Why Trump Is Wrong on Free Speech - The American Spectator | USA News and Politics
Why Trump Is Wrong on Free Speech

From petty name-calling to louder-than-dog-whistle instances of racism, the level of discourse in this year’s presidential election has sunk to new lows. And the tone is being set by Donald Trump, the front-runner for bully-in-chief.

As primary voting continues, and we brace ourselves for a contentious Republican National Convention in July, voters are faced with a clear choice: Support a national leader who wishes to rule as an authoritarian, silencing political dissent, demeaning free speech, and attempting to crush his opposition at all costs, or fall back on our long-standing American tradition, that we are a free people  —  free to speak, free to dissent, and free to exercise the liberty of original thought.

Trump’s recent proposal to relax America’s libel laws is an affront on our civil liberties. He wants to make it easier to sue news organizations so that he can use the court system as a personal attack dog on those who dare to speak up against him.

Lawsuits like these are often called SLAPPs (Strategic Lawsuits Against Public Participation). According to the Public Participation Project, these suits are intended to “chill free speech and healthy debate by targeting those who communicate with their government or speak out on issues of public interest.”

Much to Trump’s delight, SLAPP lawsuits can be brought against anyone or any company  —  from consumers who post less-than-stellar reviews online to TV news outlets that are sued for simply reporting the news.

Legislation aimed squarely at remedying such an outlandish situation is before Congress, and similar measures have been approved in more than two dozen states. Commonly referred to as anti-SLAPP legislation, these measures provide a safeguard against lawsuits intended to censor, intimidate, and silence critics.

Speaking to a crowd in Fort Worth, Texas, earlier this year, Trump explained that he wants to “open up our libel laws so when they write purposely negative and horrible and false articles, we can sue them and win lots of money.” Combine that with a history of vengefulness and an extremely long enemies list, and one gets the sense that Trump’s lawsuit list would be filled with journalists, bloggers, and everyday citizens, as well as those unnamed victims silenced by the fear of retaliation that could hurt them personally, professionally, and financially.

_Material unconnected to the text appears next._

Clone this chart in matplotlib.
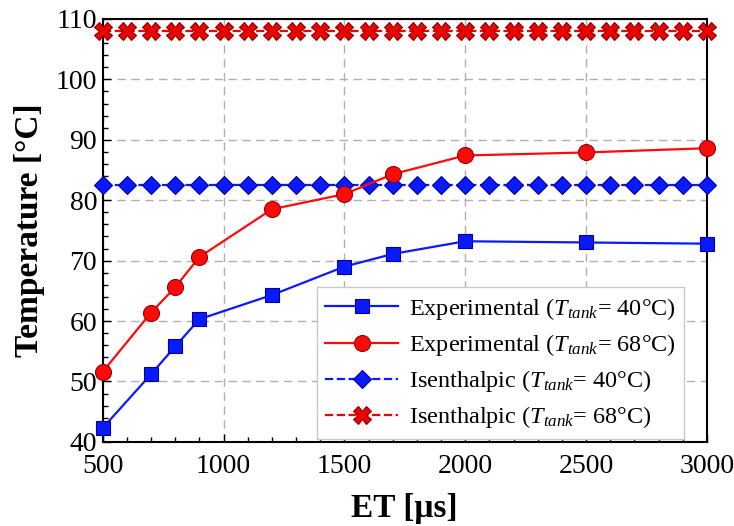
import matplotlib
matplotlib.use("Agg")
import matplotlib.pyplot as plt
import matplotlib.ticker

plt.rcParams['font.family'] = ['Liberation Serif', 'DejaVu Serif']
plt.rcParams['mathtext.fontset'] = 'custom'
plt.rcParams['mathtext.rm'] = 'Liberation Serif'
plt.rcParams['mathtext.it'] = 'Liberation Serif:italic'

# injection energizing time [us] and measured temperatures
et_exp = [500, 700, 800, 900, 1200, 1500, 1700, 2000, 2500, 3000]
temp_40 = [42.3, 51.2, 55.8, 60.3, 64.3, 69.0, 71.1, 73.2, 73.0, 72.8]
temp_68 = [51.6, 61.4, 65.6, 70.6, 78.5, 81.0, 84.3, 87.4, 87.9, 88.6]

# isenthalpic reference levels
et_ise = list(range(500, 3001, 100))
ise_40 = [82.5] * len(et_ise)
ise_68 = [108.0] * len(et_ise)

fig = plt.figure(figsize=(7.34, 5.26), dpi=100)
ax = fig.add_axes([0.140, 0.160, 0.823, 0.804])

ax.plot(et_exp, temp_40, marker="s", markersize=10.5, linestyle="-", linewidth=1.6,
        color="#0a1aff", markeredgecolor="#00009a", markeredgewidth=0.8,
        label=r"Experimental ($T_{tank}$= 40°C)", zorder=4, clip_on=False)
ax.plot(et_exp, temp_68, marker="o", markersize=11.5, linestyle="-", linewidth=1.6,
        color="#ff0a0a", markeredgecolor="#9a0000", markeredgewidth=0.8,
        label=r"Experimental ($T_{tank}$= 68°C)", zorder=4, clip_on=False)
ax.plot(et_ise, ise_40, marker="D", markersize=9, linestyle="--", linewidth=1.6,
        color="#0a1aff", markeredgecolor="#00009a", markeredgewidth=0.8,
        label=r"Isenthalpic ($T_{tank}$= 40°C)", zorder=3, clip_on=False)
ax.plot(et_ise, ise_68, marker="X", markersize=12.5, linestyle="--", linewidth=1.6,
        color="#ee0000", markeredgecolor="#8a0000", markeredgewidth=0.8,
        label=r"Isenthalpic ($T_{tank}$= 68°C)", zorder=3, clip_on=False)

ax.set_xlim([500, 3000])
ax.set_ylim([40, 110])
ax.xaxis.set_major_locator(matplotlib.ticker.MultipleLocator(500))
ax.xaxis.set_minor_locator(matplotlib.ticker.MultipleLocator(100))
ax.yaxis.set_major_locator(matplotlib.ticker.MultipleLocator(10))
ax.yaxis.set_minor_locator(matplotlib.ticker.MultipleLocator(2))
ax.tick_params(which="both", direction="in", labelsize=20, top=False, right=False)
ax.tick_params(which="major", length=6, width=1)
ax.tick_params(which="minor", length=3.5, width=1)
ax.tick_params(axis="x", which="major", pad=9)
ax.tick_params(axis="y", which="major", pad=4)

ax.set_xlabel(r"ET [μs]", fontsize=24, fontweight="bold", labelpad=10)
ax.set_ylabel("Temperature [°C]", fontsize=24, fontweight="bold", labelpad=8)

for sp in ax.spines.values():
    sp.set_linewidth(1.5)

ax.grid(True, linestyle=(0, (6, 4)), color="#b0b0b0", linewidth=1)
ax.set_axisbelow(True)

leg = ax.legend(loc="lower right", fontsize=17.5, fancybox=False, framealpha=1,
                edgecolor="#c8c8c8", handlelength=3.0, handletextpad=0.45,
                borderpad=0.35, labelspacing=0.42, bbox_to_anchor=(0.983, -0.022))
leg.get_frame().set_linewidth(1)

fig.savefig("out.png", dpi=100)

Unsurprisingly, Trump’s proposal is fraught with factual errors. Libel laws are state-based. No such statute exists at the federal level. And more than half of U.S. states have already enacted anti-SLAPP statutes designed to protect Americans from the government, companies, or individuals from malicious lawsuits that attempt to stifle our free speech.

Free speech is enshrined in the First Amendment of our Constitution. To ensure that all U.S. citizens enjoy that protection, we need a federal anti-SLAPP law like the SPEAK FREE Act.

Introduced in the House with bipartisan support, the SPEAK FREE Act is critically important to providing federal protections for Americans of all stripes from intimidation, and it would afford us all the ability to exercise our constitutional prerogatives. The bill would end meritless anti-speech lawsuits quickly by making overreaching plaintiffs pay the legal fees and related costs when they lose. And we all know Trump’s opinion of “losers.”

Trump is a speech troll, misusing our legal system to bring nuisance lawsuits to harass reporters. He boasted to the Washington Post that he sued reporter Timothy L. O’Brien, author of Trump Nation: The Art of Being The Donald, “to make his life miserable, which I’m happy about.” More, he has encouraged violence, offered to pay legal fees for supporters who physically assault protesters, and even stood by and defended his campaign manager who was charged with misdemeanor battery on the campaign trail, blaming the victim and excusing the physical abuse.

Time and again, Trump demonstrates a flawed understanding of the U.S. Constitution and of American values. His dominance and rise in the polls have put the very fabric of our society in peril.

Trump’s contempt for free speech goes well beyond a desire to weaken libel laws, however.

“Opening up” our libel laws would have a chilling effect not only on free discourse, but also on an open Internet and the 21st-century information economy. Supporting strong anti-SLAPP legislation would send Trump a message: No reasonable, thinking American wants a bully in the White House.